Dealing with losing not only a good friend but a spiritual partner as well was a hardship for Ellen, but looking back she can see why it happened as it did. Ellen, who recently celebrated her three-month wedding anniversary with her Catholic husband, credits her relationship with Jack as an important life lesson.
“I think in some ways it really taught me what it means to think about vocation, and what it means to think about the person that I’m dating as a gift from God, and God’s role in our relationship,” she said. “I had never really been very good at bringing my faith and my dating life together, and that relationship taught me a lot about that. Breaking up then – especially when I wasn’t the catalyst in the process, he was the one that brought it up – kind of the emotional impact of that made me step back and take stock in what was going on.

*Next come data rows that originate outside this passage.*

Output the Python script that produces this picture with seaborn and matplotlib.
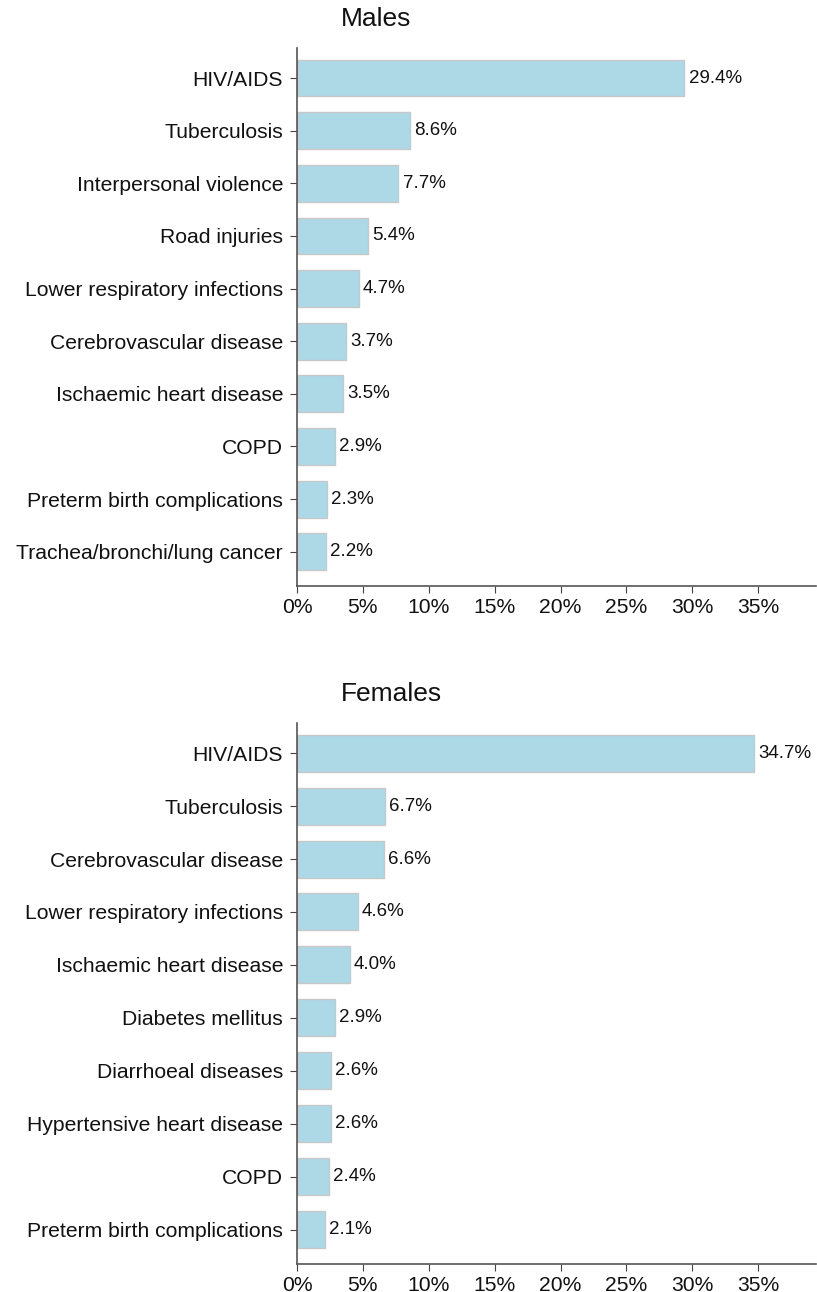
import seaborn as sns
import pandas as pd
import matplotlib.pyplot as plt
import matplotlib.ticker as mtick

male_causes = ["HIV/AIDS", "Tuberculosis", "Interpersonal violence", "Road injuries",
               "Lower respiratory infections", "Cerebrovascular disease",
               "Ischaemic heart disease", "COPD", "Preterm birth complications",
               "Trachea/bronchi/lung cancer"]
male_pct = [29.4, 8.6, 7.7, 5.4, 4.7, 3.7, 3.5, 2.9, 2.3, 2.2]

female_causes = ["HIV/AIDS", "Tuberculosis", "Cerebrovascular disease",
                 "Lower respiratory infections", "Ischaemic heart disease",
                 "Diabetes mellitus", "Diarrhoeal diseases", "Hypertensive heart disease",
                 "COPD", "Preterm birth complications"]
female_pct = [34.7, 6.7, 6.6, 4.6, 4.0, 2.9, 2.6, 2.6, 2.4, 2.1]

xticks = [0, 5, 10, 15, 20, 25, 30, 35]

sns.set_style("ticks")
plt.rcParams['font.family'] = ['Liberation Sans', 'DejaVu Sans']

fig = plt.figure(figsize=(8.17, 12.92), dpi=100)
ax1 = fig.add_axes([0.3635, 0.5465, 0.6355, 0.4163])
ax2 = fig.add_axes([0.3635, 0.0217, 0.6355, 0.4187])

panels = [(ax1, "Males", male_causes, male_pct),
          (ax2, "Females", female_causes, female_pct)]

for ax, title, causes, pct in panels:
    df = pd.DataFrame({"cause": causes, "pct": pct})
    sns.barplot(data=df, x="pct", y="cause", ax=ax, color="lightblue",
                saturation=1, edgecolor="#c8c8c8", linewidth=1, width=0.7)
    ax.bar_label(ax.containers[0], labels=[f"{v:.1f}%" for v in pct],
                 padding=3, fontsize=13.5, color="#111111")
    ax.set_xlim(0, 39.4)
    ax.set_ylim(9.65, -0.57)
    ax.set_xticks(xticks)
    ax.xaxis.set_major_formatter(mtick.FuncFormatter(lambda v, p: f"{v:.0f}%"))
    ax.set_xlabel("")
    ax.set_ylabel("")
    ax.tick_params(axis="both", labelsize=15.2, length=5, color="#444444",
                   labelcolor="#111111")
    ax.tick_params(axis="y", pad=5)
    for s in ["top", "right"]:
        ax.spines[s].set_visible(False)
    for s in ["left", "bottom"]:
        ax.spines[s].set_color("#555555")
        ax.spines[s].set_linewidth(1.2)
    ax.set_title(title, fontsize=19, loc="left", x=0.085, pad=16, color="#111111")

plt.savefig("out.png", dpi=100)
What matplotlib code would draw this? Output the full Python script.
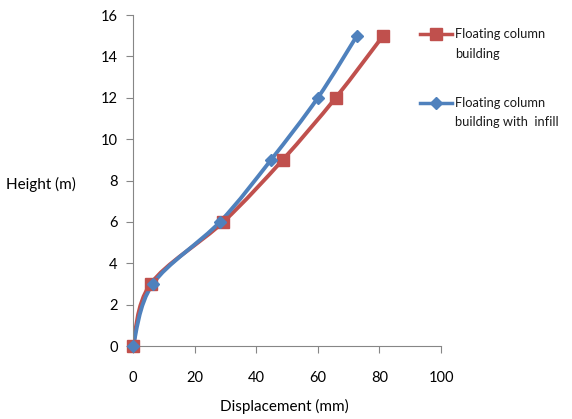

“I do think a lot of times with breakups – in all sorts of break ups and experiences – whether I was the one to bring it up or the man in the relationship was, I think a lot of times it can lead to distancing yourself from God for a little while, especially if I was upset or I wasn’t taking it well,” she said.
“On the other hand, I think there’s so much comfort that can be found in prayer and in the Mass, and I really have learned that through many different relationships and many different break ups over the years, how much comfort can be found in the Mass and prayer, and the communities that you find yourself in, in your faith.”
* Some names have been changed to protect identities.